11. Neither party shall assign any of its rights or obligations hereunder, except to an Affiliate or successor in interest, without the prior written consent of the other party, which consent shall not be unreasonably withheld.

12. No failure or delay in exercising any right, power or privilege hereunder shall operate as a waiver thereof, nor shall any single or partial exercise thereof preclude any other or further exercise thereof or the exercise of any right, power or privilege hereunder.

13. The parties shall adhere to all applicable laws, regulations and rules relating to the export of personal information and technical data, and shall not export or re-export any personal information or technical data, any products received from the Disclosing Party, or the direct product of such personal information or technical data, except in accordance with such applicable laws, regulations and rules.
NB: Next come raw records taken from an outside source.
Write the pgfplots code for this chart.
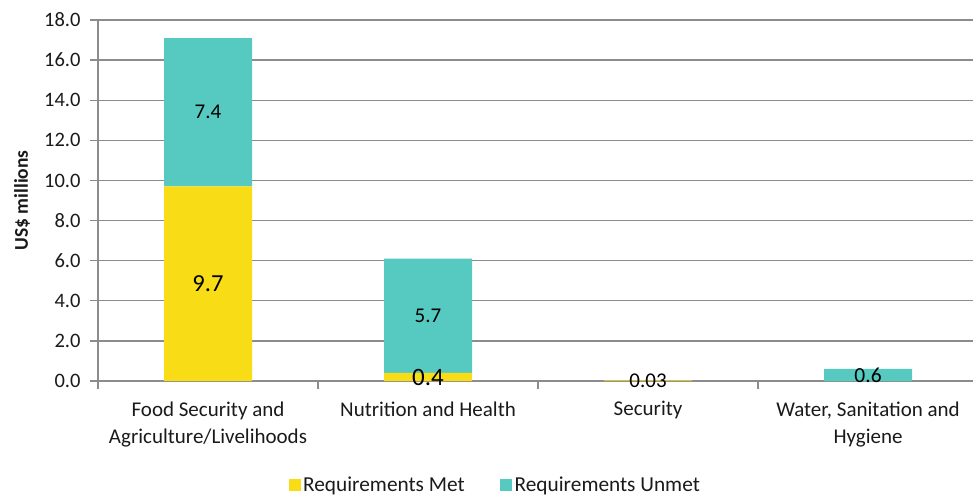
\documentclass[border=0pt]{standalone}
\usepackage{pgfplots}
\pgfplotsset{compat=1.18}
\usepackage{pgfplotstable}
\usepackage{fontspec}
\setmainfont{Carlito}
\definecolor{metc}{HTML}{F8DC15}
\definecolor{unmetc}{HTML}{56CAC0}
\definecolor{gridc}{HTML}{8C8C8C}
\definecolor{txtc}{HTML}{1A1A1A}

\pgfplotstableread{
x y label fs
0 9.7 9.7 24.5
1 0.4 0.4 25
2 0.03 0.03 21
3 0 {} 20
}\metdata
\pgfplotstableread{
x y label fs
0 7.4 7.4 21
1 5.7 5.7 21
2 0 {} 20
3 0.6 0.6 21.5
}\unmetdata

\begin{document}
\begin{tikzpicture}
\begin{axis}[
  at={(0,0)}, anchor=south west,
  scale only axis, width=875bp, height=361bp,
  ybar stacked, bar width=88bp,
  xmin=-0.5, xmax=3.477, ymin=0, ymax=18,
  ytick={0,2,...,18},
  /pgf/number format/assume math mode=true,
  y tick label style={/pgf/number format/fixed, /pgf/number format/fixed zerofill, /pgf/number format/precision=1,
    font=\fontsize{20.5bp}{24bp}\selectfont, text=txtc, xshift=-6bp},
  xtick={-0.5,0.5,1.5,2.5}, xticklabels={},
  extra x ticks={0,1,2,3},
  extra x tick labels={{Food Security and\\Agriculture/Livelihoods}, {Nutrition and Health}, {Security}, {Water, Sanitation and\\Hygiene}},
  extra x tick style={major tick length=0pt, grid=none,
    tick label style={align=center, font=\fontsize{21bp}{27bp}\selectfont, text=txtc, yshift=-17bp}},
  axis x line*=bottom, axis y line*=left,
  axis line style={gridc, line width=1.3bp},
  tick style={gridc, line width=1.3bp},
  major tick length=8bp, tick align=outside,
  ymajorgrids, grid style={gridc, line width=1.3bp},
  ylabel={US\$ millions},
  ylabel style={at={(axis description cs:-0.0869,0.5)}, anchor=center, font=\bfseries\fontsize{19.5bp}{22bp}\selectfont, text=txtc},
  legend style={at={(0.4543,-0.288)}, anchor=center, draw=none, fill=none, legend columns=2,
    font=\fontsize{21.3bp}{24bp}\selectfont, text=txtc,
    nodes={inner sep=2.5bp},
    /tikz/every even column/.append style={column sep=33bp}},
  legend image code/.code={\fill[#1] (0bp,-6bp) rectangle (12bp,6bp);},
  nodes near coords,
  point meta=explicit symbolic,
  visualization depends on={\thisrow{fs}\as\lblfs},
  every node near coord/.append style={anchor=center, text=black,
    font=\fontsize{\lblfs bp}{\lblfs bp}\selectfont},
]
\addplot[fill=metc, draw=none] table[x=x, y=y, meta=label]{\metdata};
\addlegendentry{Requirements Met}
\addplot[fill=unmetc, draw=none] table[x=x, y=y, meta=label]{\unmetdata};
\addlegendentry{Requirements Unmet}
\end{axis}
\pgfresetboundingbox
\path (-98bp,-114bp) rectangle (875bp,381bp);
\end{tikzpicture}
\end{document}
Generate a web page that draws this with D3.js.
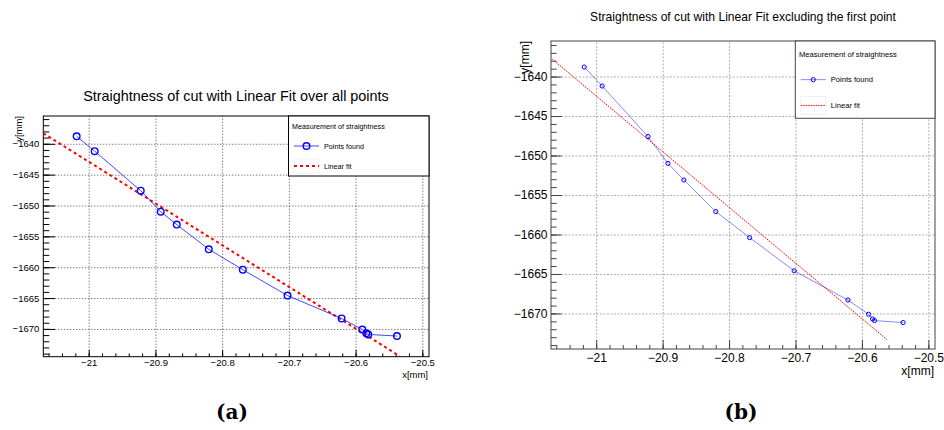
<!DOCTYPE html>
<html>
<head>
<meta charset="utf-8">
<script src="https://cdn.jsdelivr.net/npm/d3@7"></script>
<style>
  body { margin: 0; background: #fff; }
  text { font-family: "Liberation Sans", Arial, sans-serif; fill: #000; }
</style>
</head>
<body>
<div id="chart"></div>
<script>
// Points found along the cut (same points in both panels)
var xPoints = [-21.018, -20.991, -20.922, -20.892, -20.868, -20.820, -20.769,
               -20.702, -20.621, -20.590, -20.584, -20.581, -20.538];
var yPoints = [-1638.8, -1641.2, -1647.6, -1651.0, -1653.1, -1657.1, -1660.4,
               -1664.6, -1668.3, -1670.1, -1670.7, -1670.9, -1671.15];

// Linear fits, given by the two end points of the drawn segment
var fitAllX = [-21.068, -20.534];
var fitAllY = [-1638.3, -1674.4];
var fitExclX = [-21.066, -20.5625];
var fitExclY = [-1637.8, -1673.3];

// Axes
var xTicks = [-21, -20.9, -20.8, -20.7, -20.6, -20.5];
var yTicks = [-1670, -1665, -1660, -1655, -1650, -1645, -1640];
var xDomain = [-21.068, -20.49];
var yDomain = [-1674.5, -1635.5];

var legendTitle = "Measurement of straightness";
var legendLabels = ["Points found", "Linear fit"];

var svg = d3.select("#chart").append("svg")
    .attr("width", 944)
    .attr("height", 430);

// layout and styles of the two panels
var panels = [
  { name: "a", left: 43.3, top: 116, width: 385.7, height: 240.7,
    title: "Straightness of cut with Linear Fit over all points",
    titleX: 236, titleY: 101, titleSize: 14.4,
    tickFont: 9.5, axisFont: 9.5, yTick: [11.7, 6], xTick: [6.7, 3.3],
    yPad: 4, xPad: 2.5, tickColor: "#000", frameColor: "#000",
    gridColor: "#333", gridDash: "1,2", gridWidth: 0.9,
    r: 3.3, markerWidth: 1.4, lineWidth: 0.9, lineOpacity: 0.8,
    fitWidth: 2, fitDash: "3,3", fitX: fitAllX, fitY: fitAllY,
    legend: { x0: 288.5, y0: 116, x1: 429, y1: 176, font: 7.2 },
    yTitleX: 21.5, xTitleY: 378, caption: "(a)", capX: 232 },
  { name: "b", left: 551, top: 41, width: 384, height: 308,
    title: "Straightness of cut with Linear Fit excluding the first point",
    titleX: 743, titleY: 21, titleSize: 12.1,
    tickFont: 12, axisFont: 12, yTick: [10.7, 5.7], xTick: [9, 4],
    yPad: 3.5, xPad: 4, tickColor: "#444", frameColor: "#444",
    gridColor: "#999", gridDash: "2,1.5", gridWidth: 0.8,
    r: 2.1, markerWidth: 1, lineWidth: 0.8, lineOpacity: 0.6,
    fitWidth: 1, fitDash: "1.5,1", fitX: fitExclX, fitY: fitExclY,
    legend: { x0: 795.3, y0: 41, x1: 935, y1: 118.3, font: 7.6 },
    yTitleX: 528.5, xTitleY: 374.5, caption: "(b)", capX: 741 }
];

panels.forEach(function (p) {
  var x = d3.scaleLinear().domain(xDomain).range([p.left, p.left + p.width]);
  var y = d3.scaleLinear().domain(yDomain).range([p.top + p.height, p.top]);
  var g = svg.append("g");

  // title
  g.append("text")
      .attr("x", p.titleX).attr("y", p.titleY)
      .attr("text-anchor", "middle")
      .style("font-size", p.titleSize + "px")
      .text(p.title);

  // grid
  g.append("g")
      .attr("transform", "translate(0," + (p.top + p.height) + ")")
      .call(d3.axisBottom(x).tickValues(xTicks).tickSize(-p.height).tickFormat(""))
      .call(function (s) { s.select(".domain").remove(); })
      .selectAll("line")
      .attr("stroke", p.gridColor).attr("stroke-width", p.gridWidth)
      .attr("stroke-dasharray", p.gridDash);
  g.append("g")
      .attr("transform", "translate(" + p.left + ",0)")
      .call(d3.axisLeft(y).tickValues(yTicks).tickSize(-p.width).tickFormat(""))
      .call(function (s) { s.select(".domain").remove(); })
      .selectAll("line")
      .attr("stroke", p.gridColor).attr("stroke-width", p.gridWidth)
      .attr("stroke-dasharray", p.gridDash);

  // minor ticks
  var xMinor = d3.range(-1053, -1024).map(function (i) { return i * 0.02; });
  var yMinor = d3.range(-1674, -1635);
  g.append("g")
      .attr("transform", "translate(0," + (p.top + p.height) + ")")
      .call(d3.axisBottom(x).tickValues(xMinor).tickSize(-p.xTick[1]).tickFormat(""))
      .call(function (s) { s.select(".domain").remove(); })
      .selectAll("line").attr("stroke", p.tickColor);
  g.append("g")
      .attr("transform", "translate(" + p.left + ",0)")
      .call(d3.axisLeft(y).tickValues(yMinor).tickSize(-p.yTick[1]).tickFormat(""))
      .call(function (s) { s.select(".domain").remove(); })
      .selectAll("line").attr("stroke", p.tickColor);

  // major ticks and labels
  var xAxis = g.append("g")
      .attr("transform", "translate(0," + (p.top + p.height) + ")")
      .call(d3.axisBottom(x).tickValues(xTicks).tickSize(-p.xTick[0])
            .tickPadding(p.xPad).tickFormat(d3.format("~g")));
  var yAxis = g.append("g")
      .attr("transform", "translate(" + p.left + ",0)")
      .call(d3.axisLeft(y).tickValues(yTicks).tickSize(-p.yTick[0])
            .tickPadding(p.yPad).tickFormat(d3.format("d")));
  [xAxis, yAxis].forEach(function (a) {
    a.select(".domain").remove();
    a.selectAll("line").attr("stroke", p.tickColor);
    a.selectAll("text").style("font-size", p.tickFont + "px")
        .style("font-family", "'Liberation Sans', Arial, sans-serif").attr("fill", "#000");
  });

  // frame
  g.append("rect")
      .attr("x", p.left).attr("y", p.top)
      .attr("width", p.width).attr("height", p.height)
      .attr("fill", "none").attr("stroke", p.frameColor).attr("stroke-width", 1);

  // axis titles
  g.append("text")
      .attr("x", p.left + p.width - 1).attr("y", p.xTitleY)
      .attr("text-anchor", "end")
      .style("font-size", p.axisFont + "px")
      .text("x[mm]");
  g.append("text")
      .attr("transform", "translate(" + p.yTitleX + "," + p.top + ") rotate(-90)")
      .attr("text-anchor", "end")
      .style("font-size", p.axisFont + "px")
      .text("y[mm]");

  // clip for the plotted data
  var clipId = "clip-" + p.name;
  g.append("clipPath").attr("id", clipId)
    .append("rect")
      .attr("x", p.left).attr("y", p.top)
      .attr("width", p.width).attr("height", p.height);
  var plot = g.append("g").attr("clip-path", "url(#" + clipId + ")");

  // linear fit
  var fitPts = p.fitX.map(function (d, i) { return [d, p.fitY[i]]; });
  plot.append("path")
      .datum(fitPts)
      .attr("d", d3.line().x(function (d) { return x(d[0]); }).y(function (d) { return y(d[1]); }))
      .attr("fill", "none").attr("stroke", "#ff0000")
      .attr("stroke-width", p.fitWidth).attr("stroke-dasharray", p.fitDash);

  // points found
  var pts = xPoints.map(function (d, i) { return [d, yPoints[i]]; });
  plot.append("path")
      .datum(pts)
      .attr("d", d3.line().x(function (d) { return x(d[0]); }).y(function (d) { return y(d[1]); }))
      .attr("fill", "none").attr("stroke", "#0000ff")
      .attr("stroke-width", p.lineWidth).attr("stroke-opacity", p.lineOpacity);
  plot.selectAll("circle.pt")
      .data(pts)
      .enter().append("circle")
      .attr("class", "pt")
      .attr("cx", function (d) { return x(d[0]); })
      .attr("cy", function (d) { return y(d[1]); })
      .attr("r", p.r)
      .attr("fill", "none").attr("stroke", "#0000ff")
      .attr("stroke-width", p.markerWidth);

  // legend
  var L = p.legend, rowH = (L.y1 - L.y0) / 3;
  var lg = g.append("g");
  lg.append("rect")
      .attr("x", L.x0).attr("y", L.y0)
      .attr("width", L.x1 - L.x0).attr("height", L.y1 - L.y0)
      .attr("fill", "#fff").attr("stroke", p.frameColor).attr("stroke-width", 1);
  function rowY(i) { return L.y0 + rowH * (i + 0.5); }
  lg.append("text")
      .attr("x", L.x0 + 3.6).attr("y", rowY(0) + L.font * 0.35)
      .style("font-size", L.font + "px").attr("fill", "#222")
      .text(legendTitle);
  // entry: points found
  lg.append("line")
      .attr("x1", L.x0 + 5.5).attr("x2", L.x0 + 30.5)
      .attr("y1", rowY(1)).attr("y2", rowY(1))
      .attr("stroke", "#0000ff").attr("stroke-width", p.lineWidth)
      .attr("stroke-opacity", p.lineOpacity);
  lg.append("circle")
      .attr("cx", L.x0 + 18).attr("cy", rowY(1)).attr("r", p.r)
      .attr("fill", "none").attr("stroke", "#0000ff").attr("stroke-width", p.markerWidth);
  // entry: linear fit
  lg.append("rect")
      .attr("x", L.x0 + 5.5).attr("y", rowY(2) - rowH * 0.35)
      .attr("width", 25).attr("height", rowH * 0.7)
      .attr("fill", "none").attr("stroke", "#eee").attr("stroke-width", 0.8);
  lg.append("line")
      .attr("x1", L.x0 + 5.5).attr("x2", L.x0 + 30.5)
      .attr("y1", rowY(2)).attr("y2", rowY(2))
      .attr("stroke", "#ff0000").attr("stroke-width", p.fitWidth)
      .attr("stroke-dasharray", p.fitDash);
  legendLabels.forEach(function (t, i) {
    lg.append("text")
        .attr("x", L.x0 + 35.5).attr("y", rowY(i + 1) + L.font * 0.35)
        .style("font-size", L.font + "px").attr("fill", "#222")
        .text(t);
  });

  // sub-figure caption
  g.append("text")
      .attr("x", p.capX).attr("y", 419)
      .attr("text-anchor", "middle")
      .style("font-family", "'DejaVu Serif', serif")
      .style("font-weight", "bold")
      .style("font-size", "20px")
      .text(p.caption);
});
</script>
</body>
</html>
14. If any provision of this Agreement is found to be unenforceable, the remainder shall be enforced as fully as possible and the unenforceable provision shall be deemed modified to the extent required to permit its enforcement in a manner most closely representing the intention of the parties as expressed herein. This Agreement may be executed in one or more counterparts, each of which shall be deemed an original, and all of which together shall constitute one and the same instrument.

[SIGNATURE PAGE FOLLOWS]


IN WITNESS WHEREOF, the parties have executed this Mutual Non-Disclosure Agreement effective as of November ____, 2006.